Montpellier: Le long chemin vers la reconnaissance du rugby féminin
DROITS DES FEMMES•A Montpellier, les rugbywomen bénéficient de facilités qui leur permettent d’allier vie sportive, sociale et familiale. Mais des cinq sports collectifs majeurs, elles sont les seules à ne pas bénéficier de statut pro (ou assimilé)…Jérôme Diesnis
L'essentiel
- Montpellier est sextuple champion de France de rugby féminin.
- Les joueuses, qui s’entraînent chaque jour et sont régulièrement appelées pour certaines en équipe de France, militent au minimum pour un statut semi-professionnel.
C’est l’une des grandes causes nationales. Plus particulièrement encore ce 8 mars, journée des droits des femmes. Mais dans le sport, le concept est abstrait. L’égalité salariale entre hommes et femmes est d’autant moins envisageable en 2018 que dans certaines disciplines, c’est le statut des joueuses qui n’a quasiment jamais évolué depuis des décennies.
Des cinq sports collectifs majeurs (foot, rugby, hand, basket, volley), le rugby est le seul à ne pas proposer de statut pro ou équivalent aux féminines. « Et pourtant, on s’entraîne quotidiennement. On a un rythme de joueuses professionnelles », expliquait il y a un an Gaëlle Mignot à 20 Minutes, alors capitaine de l’équipe de Montpellier championne de France. La talonneuse est partie depuis à Richmond, en Angleterre, où le rugby féminin a entamé sa mue vers la professionnalisation, à commencer par tout l’encadrement.

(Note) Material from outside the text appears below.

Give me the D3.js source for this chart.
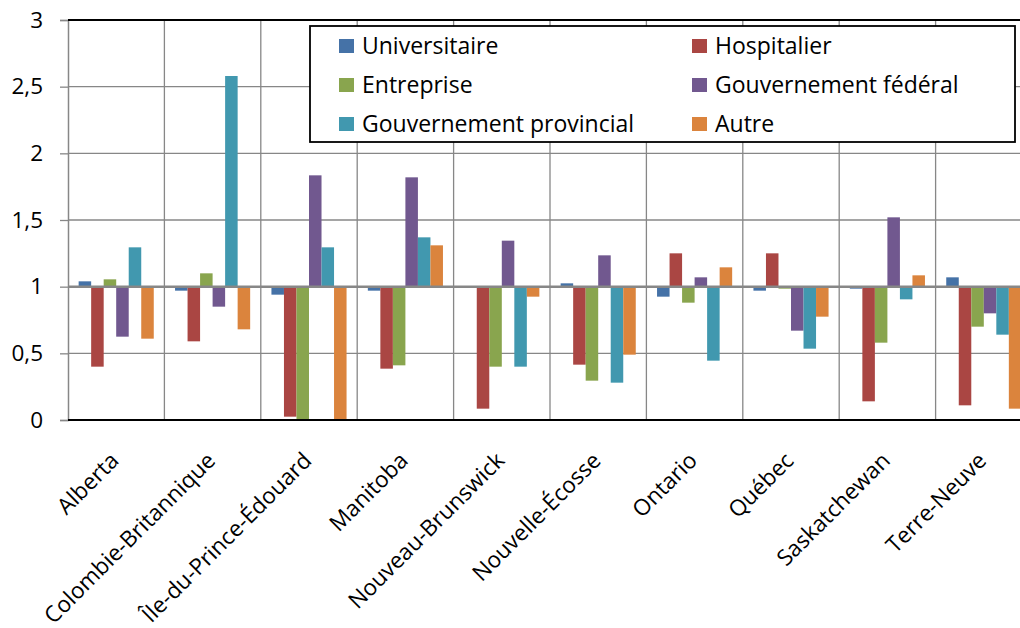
<!DOCTYPE html>
<html><head><meta charset="utf-8">
<script src="https://cdn.jsdelivr.net/npm/d3@7"></script>
<style>body{margin:0;background:#fff}svg{display:block}text{font-family:"Open Sans",sans-serif;fill:#000}</style>
</head><body><svg width="1020" height="628"></svg>
<script>
const categories = ["Alberta","Colombie-Britannique","Île-du-Prince-Édouard","Manitoba","Nouveau-Brunswick","Nouvelle-Écosse","Ontario","Québec","Saskatchewan","Terre-Neuve"];
const seriesNames = ["Universitaire","Hospitalier","Entreprise","Gouvernement fédéral","Gouvernement provincial","Autre"];
const universitaire = [1.04,0.97,0.94,0.97,1.0,1.025,0.925,0.97,0.985,1.07];
const hospitalier   = [0.40,0.59,0.025,0.385,0.085,0.415,1.25,1.25,0.14,0.11];
const entreprise    = [1.055,1.10,0.0,0.41,0.40,0.295,0.88,0.985,0.58,0.70];
const federal       = [0.625,0.85,1.835,1.82,1.345,1.235,1.07,0.67,1.52,0.80];
const provincial    = [1.295,2.58,1.295,1.37,0.40,0.28,0.445,0.535,0.905,0.64];
const autre         = [0.61,0.68,0.0,1.31,0.925,0.49,1.145,0.775,1.085,0.085];
const yTicks = [0,0.5,1,1.5,2,2.5,3];
const colors = ["#4572A7","#AA4643","#89A54E","#71588F","#4198AF","#DB843D"];
const seriesValues = [universitaire,hospitalier,entreprise,federal,provincial,autre];

const svg = d3.select("svg");
const L = 68, T = 20, B = 420, step = 96.4;
const x = d3.scaleBand().domain(categories).range([L, L + step*categories.length]).padding(0);
const xi = d3.scaleBand().domain(seriesNames).range([0, x.bandwidth()]).paddingInner(0).paddingOuter(0.85);
const y = d3.scaleLinear().domain([0,3]).range([B, T]);
const fmt = v => String(v).replace(".", ",");

// horizontal gridlines
svg.append("g").selectAll("line").data(yTicks.filter(t => t!==0 && t!==3 && t!==1)).join("line")
  .attr("x1", L).attr("x2", 1020).attr("y1", d=>y(d)).attr("y2", d=>y(d))
  .attr("stroke", "#878787").attr("stroke-width", 1.3);
// vertical gridlines at category boundaries
svg.append("g").selectAll("line").data(categories.slice(1)).join("line")
  .attr("x1", d=>x(d)).attr("x2", d=>x(d)).attr("y1", T).attr("y2", B)
  .attr("stroke", "#878787").attr("stroke-width", 1.3);

// bars from baseline 1
const data = [];
categories.forEach((c,i)=>seriesNames.forEach((s,j)=>data.push({c,s,v:seriesValues[j][i],col:colors[j]})));
svg.append("g").selectAll("rect").data(data).join("rect")
  .attr("x", d=>x(d.c)+xi(d.s))
  .attr("width", xi.bandwidth())
  .attr("y", d=>y(Math.max(d.v,1)))
  .attr("height", d=>Math.abs(y(d.v)-y(1)))
  .attr("fill", d=>d.col);

// left axis
const yAxis = d3.axisLeft(y).tickValues(yTicks).tickFormat(fmt).tickSize(8).tickPadding(17);
const ga = svg.append("g").attr("transform", `translate(${L},0)`).call(yAxis);
ga.select(".domain").attr("stroke","#878787").attr("stroke-width",1.5);
ga.selectAll(".tick line").attr("stroke","#878787").attr("stroke-width",1.3);
ga.selectAll(".tick text").attr("font-size",22.5).attr("font-family","Open Sans").attr("fill","#000");

// baseline at 1
svg.append("line").attr("x1",L).attr("x2",1020).attr("y1",y(1)).attr("y2",y(1)).attr("stroke","#878787").attr("stroke-width",2.5);
// top and bottom lines
svg.append("line").attr("x1",L).attr("x2",1020).attr("y1",y(0)).attr("y2",y(0)).attr("stroke","#000").attr("stroke-width",1.8);
svg.append("line").attr("x1",L).attr("x2",1020).attr("y1",y(3)).attr("y2",y(3)).attr("stroke","#000").attr("stroke-width",1.8);

// category labels
svg.append("g").selectAll("text").data(categories).join("text")
  .attr("transform", d=>`translate(${x(d)+x.bandwidth()/2+4},${B+42}) rotate(-45)`)
  .attr("text-anchor","end").attr("font-size",22.5).text(d=>d);

// legend
const lg = svg.append("g");
lg.append("rect").attr("x",310).attr("y",26).attr("width",705).attr("height",116)
  .attr("fill","#fff").attr("stroke","#000").attr("stroke-width",1.8);
seriesNames.forEach((s,j)=>{
  const col = j%2, row = Math.floor(j/2);
  const sx = col===0 ? 339 : 692, cy = 46 + row*39;
  lg.append("rect").attr("x",sx).attr("y",cy-7).attr("width",15).attr("height",14).attr("fill",colors[j]);
  lg.append("text").attr("x",sx+23).attr("y",cy).attr("dy","0.36em").attr("font-size",23).text(s);
});
</script></body></html>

« Le rugby féminin est encore une anomalie »
Si Bernard Laporte en avait fait « une priorité du développement du rugby français », avant son élection, le chantier est immense. « Il n’est plus possible de voir des filles refuser l’équipe de France parce que leurs employeurs ne les libéraient pas, comme on l’a vu par le passé dans certains clubs. Le rugby féminin est encore une anomalie par rapport aux autres sports co, mais on avance étape par étape », évoque Pascal Mancuso, manager de la section féminine à Montpellier.
« Ici, on est des privilégiées par rapport à beaucoup d’autres clubs. Les efforts sont faits pour nous accompagner », précise Safi N’diaye, la capitaine du MRC (la section amateur du MHR, à laquelle appartiennent les féminines), secrétaire à Provale (le syndicat des rugbymen professionnels), qui milite pour un statut semi-pro « mais pas 100 % professionnel afin d’éviter certaines dérives ».

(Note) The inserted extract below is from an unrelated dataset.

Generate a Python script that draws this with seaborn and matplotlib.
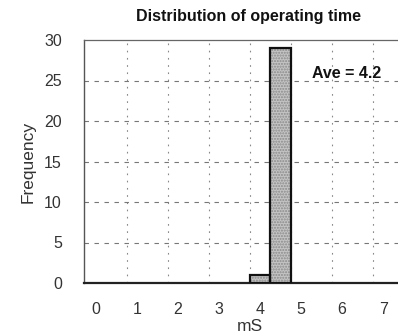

« On fonctionne à la carte »
« Lorsque j’ai pris mes fonctions, c’est la première question à laquelle j’ai tenté de répondre, reprend Pascal Mancuso. Pour être performantes, il faut pouvoir s’entraîner, mais être bien, également, dans sa vie professionnelle, sociale et familiale. Certaines filles perdaient de l’argent pour s’entraîner en faisant garder leur enfant. Le modèle en place s’essoufflait, ce n’était pas possible de continuer comme ça. »
Des mesures fortes sont mises en place : le développement de l'ensemble de la filière féminine qui comporte aujourd’hui 130 joueuses de tout âge, de nombreuses facilités (accès à la carte à la salle de musculation, kinés, etc.) ou encore la création d’une commission qui aide les filles à trouver du travail ou bénéficier d’études aménagées.
Le manager a surtout bouleversé l’approche des entraînements : « On a essayé de les bloquer au minimum en soirée. Deux séances hebdomadaires sont obligatoires le soir. Le reste du temps est à la carte, en fonction des disponibilités de chacune. On a essayé de trouver les meilleures solutions. C’est nous qui allons devant les filles ». Et ça fonctionne : leaders du championnat élite de Top 8, les Coccinelles en sont les tenantes du titre.